Borrowing its intriguing title from an 1830 poem written by William Henry Fox Talbot, the English inventor of photography, this book features a selection of twenty-four of his least familiar photographs. Made between the 1830s and 1863, these photographs are what we might today call test prints or, depending on their morphology and function, test strips. In most cases, they are experimental photographs where any image has been obscured, obliterated or simply failed to register. All that remains on his pieces of light-sensitized paper, originally intended by Talbot as creative exercises or scientific trials, or both, are chemical stains and imprinted patterns or shapes. Offered here as enigmatic physical artefacts of interest in their own right, these proto-photographs prove themselves to also be objects of beauty, mystery and promise, works that speak of photography’s most fundamental attributes and potentials. In short, it is proposed that this is a kind of photography that is all about photography itself; it is a photography that enacts ‘an erasure which allows what it obliterates to be read’.
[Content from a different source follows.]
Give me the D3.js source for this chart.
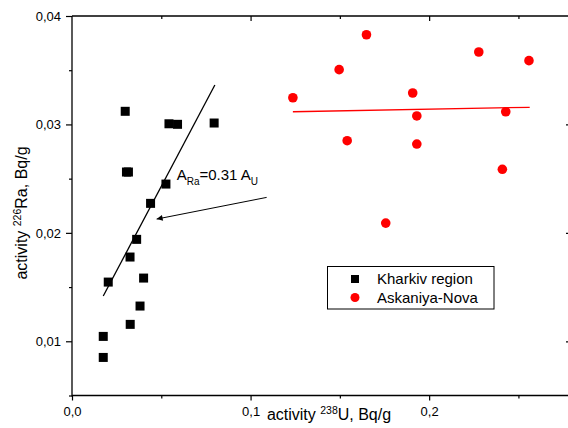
<!DOCTYPE html>
<html><head><meta charset="utf-8">
<script src="https://cdn.jsdelivr.net/npm/d3@7"></script>
<style>body{margin:0;background:#fff}svg{display:block;font-family:"Liberation Sans",Arial,sans-serif}</style>
</head><body><svg id="c" width="568" height="428"></svg>
<script>
// Kharkiv region (black squares)
const kharkivU  = [0.0298,0.0543,0.0591,0.0796,0.0305,0.0316,0.0526,0.0440,0.0362,0.0325,0.0203,0.0401,0.0381,0.0326,0.0175,0.0175];
const kharkivRa = [0.03121,0.03006,0.03001,0.03013,0.02561,0.02561,0.02450,0.02272,0.01940,0.01777,0.01546,0.01583,0.01325,0.01156,0.01045,0.00851];
// Askaniya-Nova (red circles)
const askU  = [0.1649,0.2278,0.2559,0.1496,0.1237,0.1908,0.1931,0.2429,0.1541,0.1931,0.2410,0.1757];
const askRa = [0.03827,0.03668,0.03588,0.03505,0.03246,0.03290,0.03078,0.03117,0.02850,0.02819,0.02586,0.02090];
// fit lines (end points)
const fitKX = [0.0175, 0.0800], fitKY = [0.01417, 0.03363];
const fitAX = [0.1237, 0.2563], fitAY = [0.03117, 0.03158];
// ticks
const xMajor = [0, 0.1, 0.2], xMinor = [0.05, 0.15, 0.25];
const yMajor = [0.01, 0.02, 0.03, 0.04], yMinor = [0.005, 0.015, 0.025, 0.035];
const seriesNames = ["Kharkiv region", "Askaniya-Nova"];
// annotation
const annotPos = [0.0586, 0.02487];
const arrowFrom = [0.1090, 0.02327], arrowTo = [0.0474, 0.02127];

const svg = d3.select("#c");
const L = 72, R = 572, T = 16, B = 395.5;
const x = d3.scaleLinear().domain([0, 0.28]).range([L, R]);
const y = d3.scaleLinear().domain([0.005, 0.04]).range([B, T]);
const loc = d3.formatLocale({decimal: ",", thousands: " ", grouping: [3], currency: ["", ""]});
const fx = loc.format(".1f"), fy = loc.format(".2f");

svg.append("defs").append("marker").attr("id","ah").attr("viewBox","0 0 10 10")
  .attr("refX",10).attr("refY",5).attr("markerWidth",9).attr("markerHeight",6)
  .attr("markerUnits","userSpaceOnUse").attr("orient","auto")
  .append("path").attr("d","M0,0L10,5L0,10z").attr("fill","#000");

// Axes
const axG = svg.append("g").attr("stroke","#000").attr("fill","none");
axG.append("line").attr("x1",L).attr("x2",R).attr("y1",B).attr("y2",B).attr("stroke-width",1.3);
axG.append("line").attr("x1",L).attr("x2",R).attr("y1",T).attr("y2",T).attr("stroke-width",1.3);
axG.append("line").attr("x1",L).attr("x2",L).attr("y1",T).attr("y2",B+1).attr("stroke-width",1.3);
axG.append("line").attr("x1",R).attr("x2",R).attr("y1",T).attr("y2",B).attr("stroke-width",1.3);

const bottomAx = d3.axisBottom(x).tickValues(xMajor).tickSizeInner(5).tickSizeOuter(0).tickFormat(fx).tickPadding(6);
const bg = svg.append("g").attr("transform",`translate(0,${B})`).call(bottomAx);
bg.select(".domain").remove();
bg.selectAll("text").attr("font-size",13).attr("font-family","Liberation Sans, Arial, sans-serif");
const bminAx = d3.axisBottom(x).tickValues(xMinor).tickSize(3).tickFormat("");
svg.append("g").attr("transform",`translate(0,${B})`).call(bminAx).select(".domain").remove();

const leftAx = d3.axisLeft(y).tickValues(yMajor).tickSizeInner(6).tickSizeOuter(0).tickFormat(fy).tickPadding(5);
const lg = svg.append("g").attr("transform",`translate(${L},0)`).call(leftAx);
lg.select(".domain").remove();
lg.selectAll("text").attr("font-size",13).attr("font-family","Liberation Sans, Arial, sans-serif");
const lminAx = d3.axisLeft(y).tickValues(yMinor).tickSize(3).tickFormat("");
svg.append("g").attr("transform",`translate(${L},0)`).call(lminAx).select(".domain").remove();

// top (inward)
const topAx = d3.axisBottom(x).tickValues(xMajor.slice(1)).tickSize(5).tickFormat("");
svg.append("g").attr("transform",`translate(0,${T})`).call(topAx).select(".domain").remove();
const topmAx = d3.axisBottom(x).tickValues(xMinor).tickSize(3).tickFormat("");
svg.append("g").attr("transform",`translate(0,${T})`).call(topmAx).select(".domain").remove();
// right (inward)
const rightAx = d3.axisLeft(y).tickValues(yMajor.slice(0,3)).tickSize(6).tickFormat("");
svg.append("g").attr("transform",`translate(${R},0)`).call(rightAx).select(".domain").remove();
svg.selectAll(".tick line").attr("stroke-width",1.2);

// Axis titles
const xt = svg.append("text").attr("x",329).attr("y",420).attr("text-anchor","middle").attr("font-size",16);
xt.append("tspan").text("activity ");
xt.append("tspan").attr("font-size",10.5).attr("dy",-6.5).text("238");
xt.append("tspan").attr("dy",6.5).text("U, Bq/g");

const yt = svg.append("text").attr("transform","translate(27,213) rotate(-90)").attr("text-anchor","middle").attr("font-size",16);
yt.append("tspan").text("activity ");
yt.append("tspan").attr("font-size",10.5).attr("dy",-6.5).text("226");
yt.append("tspan").attr("dy",6.5).text("Ra, Bq/g");

// fit lines
svg.append("line").attr("x1",x(fitKX[0])).attr("y1",y(fitKY[0])).attr("x2",x(fitKX[1])).attr("y2",y(fitKY[1]))
  .attr("stroke","#000").attr("stroke-width",1.3);
svg.append("line").attr("x1",x(fitAX[0])).attr("y1",y(fitAY[0])).attr("x2",x(fitAX[1])).attr("y2",y(fitAY[1]))
  .attr("stroke","#f00").attr("stroke-width",1.3);

// points
const S = 9;
svg.append("g").selectAll("rect").data(d3.range(kharkivU.length)).join("rect")
  .attr("x",i=>x(kharkivU[i])-S/2).attr("y",i=>y(kharkivRa[i])-S/2).attr("width",S).attr("height",S).attr("fill","#000");
svg.append("g").selectAll("circle").data(d3.range(askU.length)).join("circle")
  .attr("cx",i=>x(askU[i])).attr("cy",i=>y(askRa[i])).attr("r",4.8).attr("fill","#f00");

// annotation
const an = svg.append("text").attr("x",x(annotPos[0])).attr("y",y(annotPos[1])).attr("font-size",15);
an.append("tspan").text("A");
an.append("tspan").attr("font-size",10).attr("dy",5).text("Ra");
an.append("tspan").attr("dy",-5).text("=0.31 A");
an.append("tspan").attr("font-size",10).attr("dy",5).text("U");
svg.append("line").attr("x1",x(arrowFrom[0])).attr("y1",y(arrowFrom[1])).attr("x2",x(arrowTo[0])).attr("y2",y(arrowTo[1]))
  .attr("stroke","#000").attr("stroke-width",1).attr("marker-end","url(#ah)");

// legend
const lgd = svg.append("g");
lgd.append("rect").attr("x",327.5).attr("y",266.5).attr("width",166.5).attr("height",42.5).attr("fill","#fff").attr("stroke","#000").attr("stroke-width",1);
lgd.append("rect").attr("x",355-4).attr("y",279-4).attr("width",8).attr("height",8).attr("fill","#000");
lgd.append("circle").attr("cx",355).attr("cy",297.5).attr("r",4.5).attr("fill","#f00");
lgd.selectAll("text.l").data(seriesNames).join("text").attr("class","l")
  .attr("x",377).attr("y",(d,i)=>279+i*18.5).attr("dy","0.35em").attr("font-size",15).text(d=>d);
</script></body></html>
There are about 15,000 photographs attributed to Talbot, most of them attempts on his part to produce compelling pictorial records of the world around him. Understandably, existing accounts of his career tend to reproduce the best (and best preserved) of these photographs. But Talbot also undertook a lot of private investigations of photographic chemistry during that career, and made numerous tests to perfect his various processes and techniques. In other words, to make good photographs he first had to take imaginative risks, try new things and produce a certain number of informative failures. This book showcases just a few of these marginal photographs. The selection is intended to be representative of the different kinds of photographic experiments Talbot undertook. But it also offers some glimpses of those strange beauties he thereby managed to produce, the ‘forms of nameless things’ that he once conjured within his prophetic prephotographic poem ‘The Magic Mirror’.